For all the finger snapping, Wyatt had been calm, been reasonable, throughout. There was only, to raise doubt, that instant when his eyes had gone blank. Or, had they gone blank? Bill Weigand could not be sure. He drummed his fingers lightly on the desk at which he sat, in his temporary office of the Homicide Squad, Manhattan East.

“For my money,” Mullins said, “he's lying.”

“For your money he killed Fitch?”

Mullins hesitated a moment. Then he said, “I guess so. He's covering up. So—” He stopped. “We've not got a lot to hang it on,” he said. “Cats. And whether a guy had a cold before or after.” Mullins shook his head. He said it would be nice, sometime, to have a good pro kill.

They couldn't, Bill said, a little absently, have everything. They—

The telephone rang. Bill answered, identified himself. He said, “Why, yes,” and, after another moment, “Right.” He hung up. “As soon as I can.”

“The girl,” he said. “Miss Shaw. Wants to see somebody. She sounded frightened.”

Gerald North became, dimly, conscious that something was amiss. From the depths of sleep, from the stillness and the darkness of the depths, he bobbed to the surface and floated there restlessly, half in sleep and half out of it. There were recurrent waves, on which he bobbed. A wind was rustling in something and something creaked in the wind. He was a fish and his native habitat was water but now he was in the air, and he gulped for the water which he breathed and—

“Oh, dear,” Pam said. “Oh, dear.”

“Guh-sleep,” Jerry said, still largely asleep himself.

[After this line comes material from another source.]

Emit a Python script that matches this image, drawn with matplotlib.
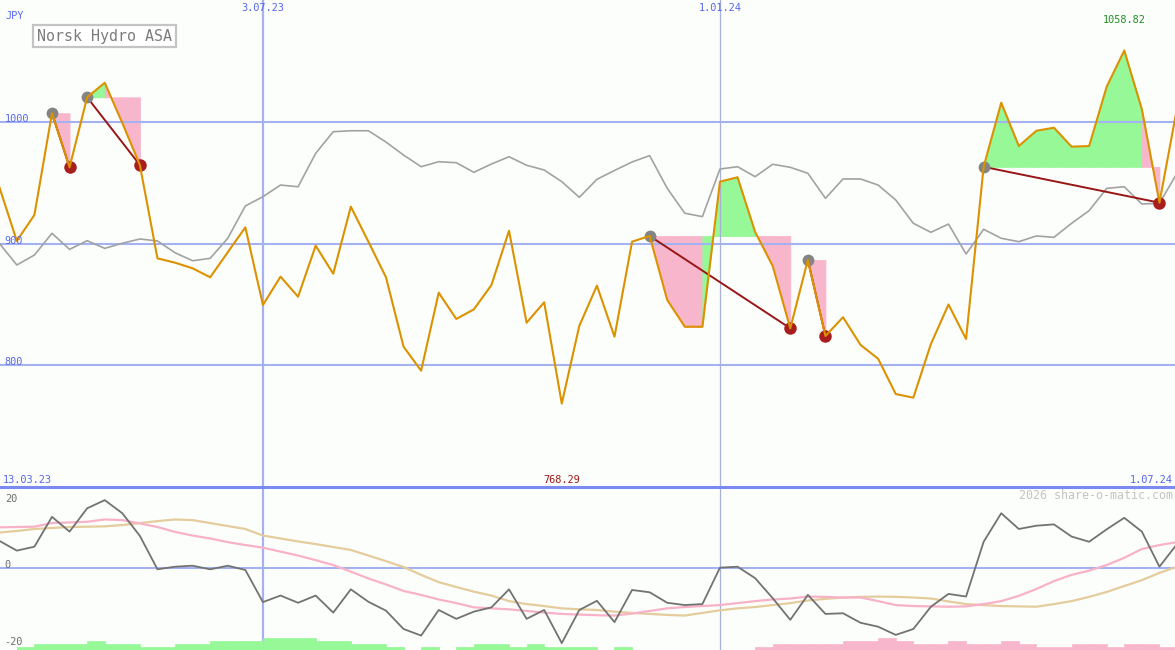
import numpy as np
import pandas as pd
import matplotlib
matplotlib.use('Agg')
import matplotlib.pyplot as plt

## DATA (weekly closes, JPY)

weeks = pd.date_range('2023-03-20', periods=68, freq='7D')

price = [946.7, 902.1, 923.5, 1007.2, 962.7, 1020.3, 1032.3, 999.2, 964.6, 887.8,
		 884.2, 879.6, 872.2, 892.8, 913.3, 849.4, 872.7, 856.2, 898.2, 875.1,
		 930.3, 901.5, 872.2, 815.1, 795.3, 859.5, 837.9, 845.8, 865.8, 910.5,
		 834.8, 851.6, 768.29, 832.3, 865.3, 823.3, 901.5, 906.2, 853.5, 831.5,
		 831.5, 950.9, 954.5, 909.5, 881.5, 830.2, 886.4, 823.9, 839.3, 816.5,
		 805.1, 776.1, 773.1, 817.3, 849.8, 821.4, 963.1, 1015.9, 980.2, 992.8,
		 995.3, 979.7, 980.2, 1029.1, 1058.82, 1010.5, 933.6, 1011.3]

benchmark = [900.2, 882.3, 890.5, 908.4, 895.2, 902.3, 896.0, 900.2, 903.7, 902.1,
			 892.4, 885.8, 887.8, 904.3, 930.9, 938.5, 948.1, 946.7, 974.2, 992.0,
			 992.8, 992.8, 983.5, 972.8, 963.2, 967.3, 966.5, 958.6, 965.4, 971.4,
			 964.4, 960.5, 950.9, 938.0, 952.8, 960.1, 967.1, 972.3, 945.4, 924.9,
			 922.1, 961.3, 963.2, 955.0, 965.2, 962.7, 957.8, 937.2, 953.1, 953.1,
			 948.1, 935.8, 916.6, 909.2, 916.0, 891.4, 911.7, 904.3, 901.5, 906.2,
			 905.1, 916.6, 927.0, 945.4, 946.7, 932.5, 933.1, 957.8]

momentum = [8.2, 5.2, 6.4, 15.5, 11.0, 18.1, 20.6, 16.6, 9.7, -0.5,
			0.3, 0.6, -0.5, 0.6, -0.7, -10.5, -8.5, -10.7, -8.5, -13.7,
			-6.6, -10.4, -13.1, -18.7, -20.7, -12.9, -15.6, -13.4, -12.1, -6.6,
			-15.6, -12.9, -23.0, -12.9, -10.1, -16.6, -6.8, -7.5, -10.7, -11.4,
			-11.1, 0.0, 0.3, -3.2, -9.3, -15.9, -8.3, -14.1, -13.9, -16.8,
			-18.0, -20.5, -18.7, -11.9, -8.0, -8.8, 7.9, 16.6, 11.8, 12.8,
			13.2, 9.5, 7.9, 11.7, 15.2, 11.0, 0.3, 7.2]

avg_fast = [12.3, 12.4, 12.5, 13.6, 13.8, 14.0, 14.7, 14.5, 13.5, 12.4,
			10.9, 9.8, 8.9, 7.8, 6.9, 6.1, 4.9, 3.7, 2.3, 0.8,
			-1.2, -3.3, -5.1, -7.1, -8.3, -9.7, -10.8, -12.1, -12.4, -12.7,
			-13.2, -13.7, -14.1, -14.3, -14.5, -14.6, -14.0, -13.2, -12.4, -12.0,
			-11.7, -11.4, -10.8, -10.2, -9.7, -9.4, -8.8, -8.9, -9.1, -9.1,
			-10.2, -11.4, -11.7, -11.8, -11.9, -11.8, -11.1, -10.2, -8.6, -6.5,
			-4.1, -2.2, -0.9, 0.8, 3.0, 5.7, 6.9, 7.8]

avg_slow = [10.7, 11.2, 11.8, 12.1, 12.4, 12.5, 12.6, 13.0, 13.6, 14.2,
			14.7, 14.5, 13.6, 12.7, 11.8, 9.8, 8.9, 8.0, 7.2, 6.3,
			5.4, 3.7, 2.0, 0.2, -2.2, -4.4, -5.9, -7.3, -8.5, -10.2,
			-11.1, -11.7, -12.4, -12.7, -12.9, -13.4, -13.8, -14.1, -14.4, -14.6,
			-13.8, -13.0, -12.4, -12.0, -11.4, -10.8, -10.0, -9.5, -9.1, -8.9,
			-8.8, -8.9, -9.1, -9.4, -10.3, -11.1, -11.4, -11.7, -11.8, -11.9,
			-11.1, -10.2, -8.9, -7.4, -5.6, -3.8, -1.6, 0.3]

## signed strength blocks at the foot of the lower panel (one per week)
strength = [0, 1, 2, 2, 2, 3, 2, 2, 1, 1,
			2, 2, 3, 3, 3, 4, 4, 4, 3, 3,
			2, 2, 1, 0, 1, 0, 1, 2, 2, 1,
			2, 1, 1, 1, 0, 1, 0, 0, 0, 0,
			0, 0, 0, -1, -2, -2, -2, -2, -3, -3,
			-4, -3, -2, -2, -3, -2, -2, -3, -2, -1,
			-1, -2, -2, -1, -2, -2, -1]

entries = [3, 5, 37, 46, 56]
exits = [4, 8, 45, 47, 66]

price_levels = [800, 900, 1000]
momentum_levels = [-20, 0, 20]
date_marks = ['2023-07-03', '2024-01-01']
date_labels = ['3.07.23', '1.01.24']
first_label, last_label = '13.03.23', '1.07.24'
title = 'Norsk Hydro ASA'
currency = 'JPY'
credit = '2026 share-o-matic.com'

## STYLE

W, H = 1175, 650
BG = '#fcfefc'
GRID = '#a4b2f2'
BLUE_TXT = '#5666ee'
ORANGE = '#dc9200'
GREEN_FILL = '#96f896'
PINK_FILL = '#f8b6cc'
FONT = 'DejaVu Sans Mono'
FS = 7.4
STEP = 0.915


def main() -> None:
	fig = plt.figure(figsize=(W / 100, H / 100), dpi=100)
	fig.patch.set_facecolor(BG)
	split = (H - 487) / H
	ax = fig.add_axes([0, split, 1, 1 - split])
	ax2 = fig.add_axes([0, 0, 1, split], sharex=ax)

	x = weeks
	p = np.array(price)
	t0 = weeks[0]
	xlim = (t0 + pd.Timedelta(days=0.3), t0 + pd.Timedelta(days=468.2))

	for a in (ax, ax2):
		a.set_facecolor(BG)
		a.set_xticks([])
		a.set_yticks([])
		for s in a.spines.values():
			s.set_visible(False)
	ax.set_xlim(*xlim)
	ax.set_ylim(699.6, 1100.4)
	ax2.set_ylim(-25.1, 24.6)
	ax2.spines['top'].set_visible(True)
	ax2.spines['top'].set_color('#7a8af0')
	ax2.spines['top'].set_linewidth(2.2)

	## trades: fill per segment between price and entry level
	for e, q in zip(entries, exits):
		lvl = p[e]
		for k in range(e, q):
			col = GREEN_FILL if p[k + 1] >= lvl else PINK_FILL
			ax.fill_between(x[k:k + 2], p[k:k + 2], lvl, color=col, lw=0.6, ec=col, zorder=1)

	## grid
	for lv in price_levels:
		ax.axhline(lv, color=GRID, lw=1.5, zorder=2)
		ax.text(0.004, lv, str(lv), transform=ax.get_yaxis_transform(), color=BLUE_TXT,
				fontsize=FS, family=FONT, va='baseline', ha='left', zorder=6)
	for a in (ax, ax2):
		a.axvline(pd.Timestamp(date_marks[0]), color=GRID, lw=1.6, zorder=2)
		a.axvline(pd.Timestamp(date_marks[1]), color='#a8b0d8', lw=0.9, zorder=2)
	for d, s in zip(date_marks, date_labels):
		ax.text(pd.Timestamp(d), 1 - 3 / 487, s, transform=ax.get_xaxis_transform(), color=BLUE_TXT,
				fontsize=FS, family=FONT, ha='center', va='top')

	## lines
	ax.plot(x, benchmark, color='#a2a2a2', lw=1.2, zorder=3)
	for e, q in zip(entries, exits):
		ax.plot([x[e], x[q]], [p[e], p[q]], color='#9a1616', lw=1.4, zorder=4)
	ax.plot(x[entries], p[entries], 'o', color='#848484', ms=8.5, mew=0, zorder=4)
	ax.plot(x[exits], p[exits], 'o', color='#a81e1e', ms=9, mew=0, zorder=4)
	ax.plot(x, p, color=ORANGE, lw=1.5, zorder=5)

	## annotations
	lo, hi = int(np.argmin(p)), int(np.argmax(p))
	ax.text(x[lo], 0.004, f'{p[lo]:.2f}', transform=ax.get_xaxis_transform(), color='#a01818',
			fontsize=FS, family=FONT, ha='center', va='bottom')
	ax.text(x[hi], 1 - 15 / 487, f'{p[hi]:.2f}', transform=ax.get_xaxis_transform(), color='#1e901e',
			fontsize=FS, family=FONT, ha='center', va='top')
	ax.text(0.002, 0.004, first_label, transform=ax.transAxes, color=BLUE_TXT,
			fontsize=FS, family=FONT, ha='left', va='bottom')
	ax.text(0.998, 0.004, last_label, transform=ax.transAxes, color=BLUE_TXT,
			fontsize=FS, family=FONT, ha='right', va='bottom')
	ax.text(0.005, 1 - 16 / 487, currency, transform=ax.transAxes, color=BLUE_TXT,
			fontsize=FS, family=FONT, ha='left', va='center')
	ax.text(37 / W, 1 - 36 / 487, title, transform=ax.transAxes, color='#7c7c7c',
			fontsize=10.8, family=FONT, ha='left', va='center',
			bbox=dict(boxstyle='square,pad=0.24', fc='white', ec='#c4c4c4', lw=1.6))

	## lower panel
	ax2.axhline(0, color=GRID, lw=1.5, zorder=2)
	lo2 = ax2.get_ylim()[0]
	for lv in momentum_levels:
		near_edge = lv - lo2 < 8
		ax2.text(0.004, lo2 + 1.0 if near_edge else lv, str(lv), color='#6c6c6c', fontsize=FS,
				 family=FONT, transform=ax2.get_yaxis_transform(),
				 va='bottom' if near_edge else 'baseline', ha='left', zorder=6)
	ax2.plot(x, avg_slow, color='#e4cc9c', lw=1.6, zorder=3)
	ax2.plot(x, avg_fast, color='#f8b2c8', lw=1.6, zorder=3)
	ax2.plot(x, momentum, color='#727272', lw=1.3, zorder=4)
	st = np.array(strength)
	cols = [GREEN_FILL if v > 0 else PINK_FILL for v in st]
	ax2.bar(x[:len(st)], np.abs(st) * STEP, bottom=lo2, width=7, align='edge',
			color=cols, ec=cols, lw=0.5, zorder=5)
	ax2.text(0.998, 0.985, credit, transform=ax2.transAxes, color='#c4c4c4',
			 fontsize=8.4, family=FONT, ha='right', va='top')

	fig.savefig('out.png', dpi=100, facecolor=BG)


if __name__ == '__main__':
	main()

“Tossing and turning,” Pam said, and this time it was more clear. “
And
twisting.”

“Guh—” Jerry began, and said, loudly and excitedly, “What's the matter! What—”

“Oh, dear,” Pam said. “I didn't mean to.”

Jerry sat up in bed. He looked at the neighboring bed, and there was enough light for him to see Pamela. She was not tossing and turning, but lying very quietly on her back, looking at the ceiling. She had, however, thrown back the sheet and summer blanket, no doubt during the process of twisting. The short nightgowns she had recently adopted were, Jerry thought—now no longer dimly—most becoming.

“I really tried not to,” Pam said, and turned to look at him. “I know how you hate to be waked up.”

“Well,” Jerry said. “No more than most people.”

“Oh,” Pam said, “I'm sure, much more. Although, of course, I don't wake up other people much. I thought you were never going to. That is, for all I was trying not to, I—” She paused. She sat up in bed. “All right,” she said. “I got very lonely. All this to worry about, and no one to help.”

Jerry switched on the light between the beds.

“I still don't understand why you don't get cold,” Pam said.

“The difference,” Jerry told her, and looked at her, and was not wide awake, “is immaterial.” He looked again. “Singularly,” he added. “Do you want a cigarette?”

“A cigarette would be fine,” Pam said. “We forgot the stocky man. And we practically sicked Bill on poor Mr. Wyatt.”

Jerry sat on the edge of his bed to light Pam's cigarette, and then his own. He sat back on the bed, leaning against the pillow.

“What stocky man?” he said.

“The one we forgot to tell Bill about, of course.”

“The—” Jerry began, in a tone of enforced quiet. “Oh, the one at the bar?”

“And at the party,” Pam said. “The one who stalked. The one with Miss Shaw. And—the very night before somebody killed Mr. Fitch. Don't you
see?

“No,” Jerry said. “He was her cousin.”

“It was,” Pam said, “hardly worth while waking you up. Her cousin, indeed!”

“Well,” Jerry said. “Somebody said he was.”